HYCU Protege for Kubernetes is HYCU’s answer to the situation Sundaram outlined. The free upgrade to HUCU Protege provides for automated and instantaneous discovery of applications, Sundaram said. “Customers don’t care about containers,” he said. “They care about the application.”
It also provides assured data protection with set-and-forget, policy-based data protection. “This is important when customers are using thousands of nodes,” he said. “At that scale, it’s the only way to handle it.”
With HYCU Protege for Kubernetes, customers can set different SLAs, or service level agreements, for applications within the same cluster, Sundaram said.
It also allows for granular recovery of applications, individual persistent disks, or configuration files. “With Kubernetes, a single application can have 20 to 30 configurations,” he said. “Kubernetes is very complicated.”
HYCU Protege for Kubernetes also brings one-click validation of cross-cluster recovery, and simplifies the test/dev and disaster recovery process with cross-project and cross-region cloning with simple one-click recovery, he said.

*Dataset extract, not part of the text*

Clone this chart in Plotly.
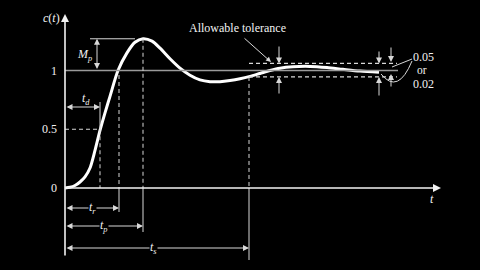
import plotly.graph_objects as go

# ---- data ----
t = [0, 0.25, 0.5, 0.75, 1.0, 1.25, 1.5, 1.75, 2.0, 2.25, 2.65, 3.1, 3.5, 3.9, 4.35,
     4.75, 5.25, 5.75, 6.25, 6.75, 7.25, 7.75, 8.25, 8.75, 9.25, 9.75, 10.25, 10.75,
     11.4, 12.25, 13.1, 13.9, 14.75, 15.7]
c = [0, 0.006, 0.021, 0.051, 0.094, 0.17, 0.32, 0.49, 0.64, 0.78, 1.0, 1.15, 1.24, 1.27, 1.25,
     1.19, 1.10, 1.02, 0.96, 0.92, 0.905, 0.905, 0.915, 0.93, 0.95, 0.975, 1.0, 1.02,
     1.032, 1.035, 1.025, 1.01, 0.995, 0.985]
y_ticks = [0, 0.5, 1]
y_tick_labels = ["0", "0.5", "1"]
T_D, T_R, T_P, T_S = 1.75, 2.7, 3.9, 9.2
TOL_HI, TOL_LO = 1.06, 0.945
PEAK = max(c)

# ---- pixel helpers for layout furniture ----
PXU, PYU = 20.0, 117.5
def X(px):
    return (px - 65) / PXU
def Y(py):
    return (188 - py) / PYU

FONT = "Liberation Serif"
W = "#f2f2f2"
G = "#9a9a9a"
D = "#d8d8d8"
DASH = "4px,3px"

fig = go.Figure()
fig.add_trace(go.Scatter(x=t, y=c, mode="lines", line=dict(color="white", width=3, shape="spline", smoothing=0.8),
                         hoverinfo="skip", showlegend=False))

shapes = []
def line(x0, y0, x1, y1, color=D, width=1, dash="solid"):
    shapes.append(dict(type="line", xref="x", yref="y", x0=x0, y0=y0, x1=x1, y1=y1,
                       line=dict(color=color, width=width, dash=dash)))

# reference line at 1 and Mp line
line(0, 1, X(398), 1, G, 1.5)
line(X(90), PEAK, X(135), PEAK, D, 1)
# dashed construction lines
line(0, 0.5, T_D, 0.5, D, 1.2, DASH)
line(T_D, 0.5, T_D, 0, D, 1, DASH)
line(T_D, Y(102), T_D, 0.5, D, 1)
line(T_R, Y(75), T_R, 0, D, 1, DASH)
line(T_P, PEAK, T_P, 0, D, 1, DASH)
line(T_S, TOL_LO, T_S, 0, D, 1, DASH)
# extension lines below axis
line(T_R, 0, T_R, Y(212), D, 1)
line(T_P, 0, T_P, Y(232), D, 1)
line(T_S, 0, T_S, Y(260), D, 1)
# tolerance band
line(T_S, TOL_HI, X(397), TOL_HI, D, 1.2, DASH)
line(T_S, TOL_LO, X(397), TOL_LO, D, 1.2, DASH)
# curved leader to 0.02
shapes.append(dict(type="path", xref="x", yref="y",
                   path=f"M {X(412)} {Y(61)} Q {X(398)} {Y(95)} {X(381)} {Y(74)}",
                   line=dict(color=D, width=1)))
line(X(412), Y(59), X(392), Y(67), D, 1)

ann = []
def arrow(x, y, ax, ay, both=False, color=D, width=1, size=1.2):
    ann.append(dict(x=x, y=y, ax=ax, ay=ay, xref="x", yref="y", axref="x", ayref="y",
                    text="", showarrow=True, arrowhead=2, arrowsize=size, arrowwidth=width,
                    arrowcolor=color, startarrowhead=2, startarrowsize=size,
                    arrowside="end+start" if both else "end"))

def text(x, y, s, size=12, xanchor="center", bg=None):
    d = dict(x=x, y=y, xref="x", yref="y", text=s, showarrow=False, xanchor=xanchor,
             yanchor="middle", font=dict(family=FONT, size=size, color=W))
    if bg:
        d["bgcolor"] = bg
        d["borderpad"] = 0
    ann.append(d)

# axes with arrowheads
arrow(X(441), 0, X(65), 0, color=W, width=1.6, size=1)
arrow(0, Y(14), 0, Y(257), color=W, width=1.6, size=1)

# time arrows
arrow(T_D, Y(107), 0, Y(107), both=True)
arrow(T_R, Y(208), 0, Y(208), both=True)
arrow(T_P, Y(226), 0, Y(226), both=True)
arrow(T_S, Y(248), 0, Y(248), both=True)
# Mp arrow
arrow(X(97), PEAK, X(97), 1, both=True)
# tolerance arrows
arrow(X(279), TOL_HI, X(279), Y(45))
arrow(X(279), TOL_LO, X(279), Y(95))
arrow(X(379), TOL_HI, X(379), Y(50))
arrow(X(379), TOL_LO, X(379), Y(97))
arrow(X(391), Y(62), X(391), Y(46))
arrow(X(391), Y(74), X(391), Y(88))
# allowable tolerance leader
arrow(X(271), Y(62), X(243), Y(37), width=1, size=1)

# tick labels
for v, lab in zip(y_ticks, y_tick_labels):
    text(X(58.5), v, lab, 12, xanchor="right")

text(X(51), Y(18), "<i>c</i>(<i>t</i>)")
text(X(432), Y(199), "<i>t</i>")
text(X(84), Y(55), "<i>M</i><sub><i>p</i></sub>")
text(X(86), Y(99), "<i>t</i><sub><i>d</i></sub>")
text(X(92), Y(208), "<i>t</i><sub><i>r</i></sub>", bg="black")
text(X(104), Y(226), "<i>t</i><sub><i>p</i></sub>", bg="black")
text(X(153), Y(248), "<i>t</i><sub><i>s</i></sub>", bg="black")
text(X(237), Y(28), "Allowable tolerance")
text(X(423), Y(57), "0.05")
text(X(422), Y(70), "or", 11.5)
text(X(423), Y(84), "0.02")

fig.update_layout(
    width=480, height=270,
    margin=dict(l=0, r=0, t=0, b=0, autoexpand=False),
    paper_bgcolor="black", plot_bgcolor="black",
    xaxis=dict(visible=False, range=[X(0), X(480)], fixedrange=True),
    yaxis=dict(visible=False, range=[Y(270), Y(0)], fixedrange=True),
    shapes=shapes, annotations=ann, showlegend=False,
)
fig.write_html("out.html")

HYCU also natively brings to Kubernetes the data protection capabilities of HYCU Protege, including native IAM (AWS Identity and Access Management) integration, multi-tenancy management, multi-region disaster recovery, and auto-tiering of storage based on customers’ SLAs, Sundaram said.
“And we add self-service,” he said. “When you have hundreds of developers working, you don’t want developers to call the backup guy every time they need to recover something,” he said. “Now they can log in and see their own apps, making it easy for them to recover those apps when needed.”

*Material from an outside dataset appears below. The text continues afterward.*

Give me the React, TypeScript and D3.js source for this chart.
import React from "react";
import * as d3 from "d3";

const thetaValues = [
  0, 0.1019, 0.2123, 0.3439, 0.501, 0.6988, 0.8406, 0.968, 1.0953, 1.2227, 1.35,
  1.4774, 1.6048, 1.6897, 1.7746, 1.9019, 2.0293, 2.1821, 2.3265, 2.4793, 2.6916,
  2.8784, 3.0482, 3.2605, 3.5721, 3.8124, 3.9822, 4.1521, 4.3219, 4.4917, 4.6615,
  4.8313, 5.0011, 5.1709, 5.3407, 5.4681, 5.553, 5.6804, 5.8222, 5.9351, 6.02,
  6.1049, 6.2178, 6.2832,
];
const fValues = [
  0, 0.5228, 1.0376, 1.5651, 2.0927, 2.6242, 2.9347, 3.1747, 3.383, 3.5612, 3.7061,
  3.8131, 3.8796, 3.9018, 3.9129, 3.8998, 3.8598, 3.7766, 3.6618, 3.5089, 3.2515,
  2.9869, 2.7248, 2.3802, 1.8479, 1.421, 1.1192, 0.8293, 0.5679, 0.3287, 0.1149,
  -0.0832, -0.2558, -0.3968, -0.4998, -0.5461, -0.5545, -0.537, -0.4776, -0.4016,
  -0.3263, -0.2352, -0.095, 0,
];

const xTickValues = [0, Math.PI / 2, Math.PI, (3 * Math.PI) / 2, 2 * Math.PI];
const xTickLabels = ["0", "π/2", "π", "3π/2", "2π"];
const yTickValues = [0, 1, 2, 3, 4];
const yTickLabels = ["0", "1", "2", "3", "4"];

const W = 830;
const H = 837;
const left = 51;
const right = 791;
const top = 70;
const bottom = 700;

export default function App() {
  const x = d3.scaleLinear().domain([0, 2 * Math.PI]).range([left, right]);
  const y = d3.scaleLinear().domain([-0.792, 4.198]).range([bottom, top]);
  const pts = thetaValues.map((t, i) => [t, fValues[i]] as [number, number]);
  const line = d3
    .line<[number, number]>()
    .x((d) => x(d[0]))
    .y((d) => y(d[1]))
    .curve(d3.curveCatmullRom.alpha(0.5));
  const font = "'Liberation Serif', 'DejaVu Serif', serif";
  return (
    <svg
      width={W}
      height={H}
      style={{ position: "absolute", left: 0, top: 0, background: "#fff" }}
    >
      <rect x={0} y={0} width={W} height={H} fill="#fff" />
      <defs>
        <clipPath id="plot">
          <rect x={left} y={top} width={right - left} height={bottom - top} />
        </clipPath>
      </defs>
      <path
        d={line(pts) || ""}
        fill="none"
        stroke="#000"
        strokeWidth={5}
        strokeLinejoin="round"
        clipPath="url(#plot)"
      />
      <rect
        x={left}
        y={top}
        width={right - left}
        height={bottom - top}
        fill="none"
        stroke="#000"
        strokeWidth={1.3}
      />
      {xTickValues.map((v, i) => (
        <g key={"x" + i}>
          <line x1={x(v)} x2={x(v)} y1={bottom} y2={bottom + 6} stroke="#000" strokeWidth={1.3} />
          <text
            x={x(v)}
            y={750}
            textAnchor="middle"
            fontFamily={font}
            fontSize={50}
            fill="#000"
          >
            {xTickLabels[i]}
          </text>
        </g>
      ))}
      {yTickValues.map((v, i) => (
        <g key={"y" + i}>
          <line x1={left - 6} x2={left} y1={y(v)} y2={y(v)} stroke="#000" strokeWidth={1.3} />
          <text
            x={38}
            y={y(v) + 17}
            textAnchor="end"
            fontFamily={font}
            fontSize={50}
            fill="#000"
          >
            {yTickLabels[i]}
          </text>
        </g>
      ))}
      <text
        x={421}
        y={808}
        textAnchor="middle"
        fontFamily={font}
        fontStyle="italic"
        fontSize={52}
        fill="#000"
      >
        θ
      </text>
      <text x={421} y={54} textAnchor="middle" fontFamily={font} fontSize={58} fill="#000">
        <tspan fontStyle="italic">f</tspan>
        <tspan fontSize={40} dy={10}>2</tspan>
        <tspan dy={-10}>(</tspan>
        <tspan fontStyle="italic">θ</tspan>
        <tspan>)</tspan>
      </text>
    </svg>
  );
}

Extreme Solution originally started working with HYCU for its ability to do data protection in virtualized environments, and was an early user of HYCU Protege for Kubernetes, said Sherif Kozman, CEO of the Irvine, Calif.-based solution provider.
“We rode the cloud journey early, when most of our clients were in virtualized environments,” Kozman told CRN. “But the market is now moving towards cloud-native applications. HYCU’s Kubernetes offering is an easy-to-offer cloud-native backup for Kubernetes.”

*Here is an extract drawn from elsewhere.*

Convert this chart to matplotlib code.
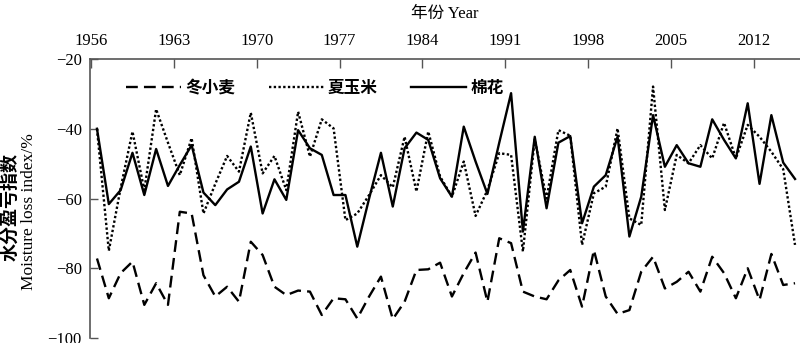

The main challenge when working in cloud environments is that traditional backup and disaster recovery technologies are not fit for Kubernetes, Kozman said.
“So it is amazing to find a supplier with a solution that requires minimum change or invasion,” he said. “We’re already deploying it with a couple of our long-time customers in education and in media and entertainment.”
Both those customers have large Kubernetes clusters, and so backup has always been a challenge for them, Kozman said.
“We applied HYCU Protege for Kubernetes a couple of months ago, and it has been working fine,” he said. “We also added some planned faults to test it, and it worked well.”
Prior to HYCU Protege for Kubernetes, adding data protection to those environments required scripted solutions, Kozman said.
“That takes a lot of time, and is prone to error,” he said. “With HYCU, customers are getting fully-managed, full-automated solutions that just work.”
HYCU Protege for Kubernetes went into general availability Thursday. It is a native part of the HYCU Protege platform, and included at no extra charge, Sundaram said. Existing HYCU Protege deployments will be automatically updated, he said.